Esta fractura manifestou-se em todos os sectores ligados às questões da educação: nas políticas educativas, nas práticas docentes e nas próprias organizações sindicais de professores. Nestas, a proliferação de associações é tanta quanta a confusão que lavra nas aspirações profissionais dos docentes. Algumas destas organizações sindicais privilegiam as opções políticas quase esquecendo as questões educativas. Quase todas elas estão de tal modo focadas na defesa intransigente dos interesses corporativos, que esquecem por completo as questões deontológicas tão essenciais ao profissionalismo docente. Ora, a defesa intransigente dos direitos perde força e razão quando ignora a necessidade de esclarecer e assumir os deveres essenciais que garantem o sentido social da educação. Não é por acaso que, com grande prejuízo dos interesses da classe, se vêem tantos bons educadores completamente alheados das questões sindicais.
No meio destes e doutros novos problemas vão emergindo as novas soluções. Uma nova época desponta. O tempo dos profissionais da educação que agrega à volta das questões educativas, professores, psicólogos, sociólogos, e todos os que trabalham na escola e com a escola para conseguirem preparar as novas gerações.
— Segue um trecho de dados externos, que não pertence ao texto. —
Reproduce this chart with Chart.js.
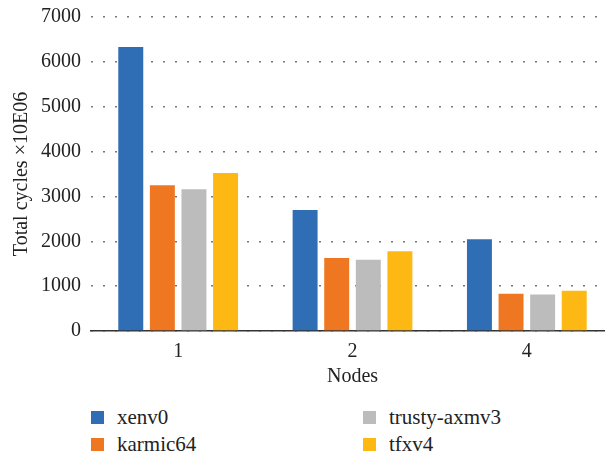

Assim como o pensamento sobre as questões escolares deixou de ser a especulação reflexiva das teorias pedagógicas para dar lugar à emergência das Ciências da Educação, também os professores vão dar origem a uma nova geração de profissionais ligados à escola. Começou já a emergir o tempo dos educadores-formadores.
Mas, entretanto e ainda por muito tempo, as escolas apresentarão este carácter confuso, algo anárquico e desorientado que lhes confere um certo ambiente de alienação. É que, nas escolas de hoje coexistem muitas e muito diferentes maneiras de estar na profissão. Ainda subsistem alguns, felizmente já muito poucos, que se assumem como meros instrutores. Outros, embora tenham competência para serem professores, foram-se reduzindo à condição de meros funcionários da educação. Há, contudo, outros que, pretendendo assumir uma atitude de verdadeiro profissionalismo docente, se angustiam por não encontrarem nem as respostas, nem as condições para agirem de forma profissionalmente competente. Apenas uma minoria consegue ir ultrapassando as dificuldades e, qual fermento levedando a massa, vão trabalhando no sentido de desenvolver uma acção que podemos considerar verdadeiramente educativa e formativa. São estes que podemos considerar os verdadeiros educadores-formadores.
São assim os tempos de viragem:
- Os saudosos do passado lamentam o fim de um mundo que gostavam de manter;
- Os esperançosos do futuro anseiam pela emergência de um mundo novo;
- Muitos, porque não entendem as mudanças, mergulham num desorientado desespero que os impede de agirem segundo objectivos claros, traçando projectos bem estruturados e agindo segundo programas de acção bem determinados.
As crises são dramaticamente perturbadoras. Mas são também geradoras de mudanças e as mudanças são a condição básica do progresso em busca de um mundo que se pretende cada vez melhor.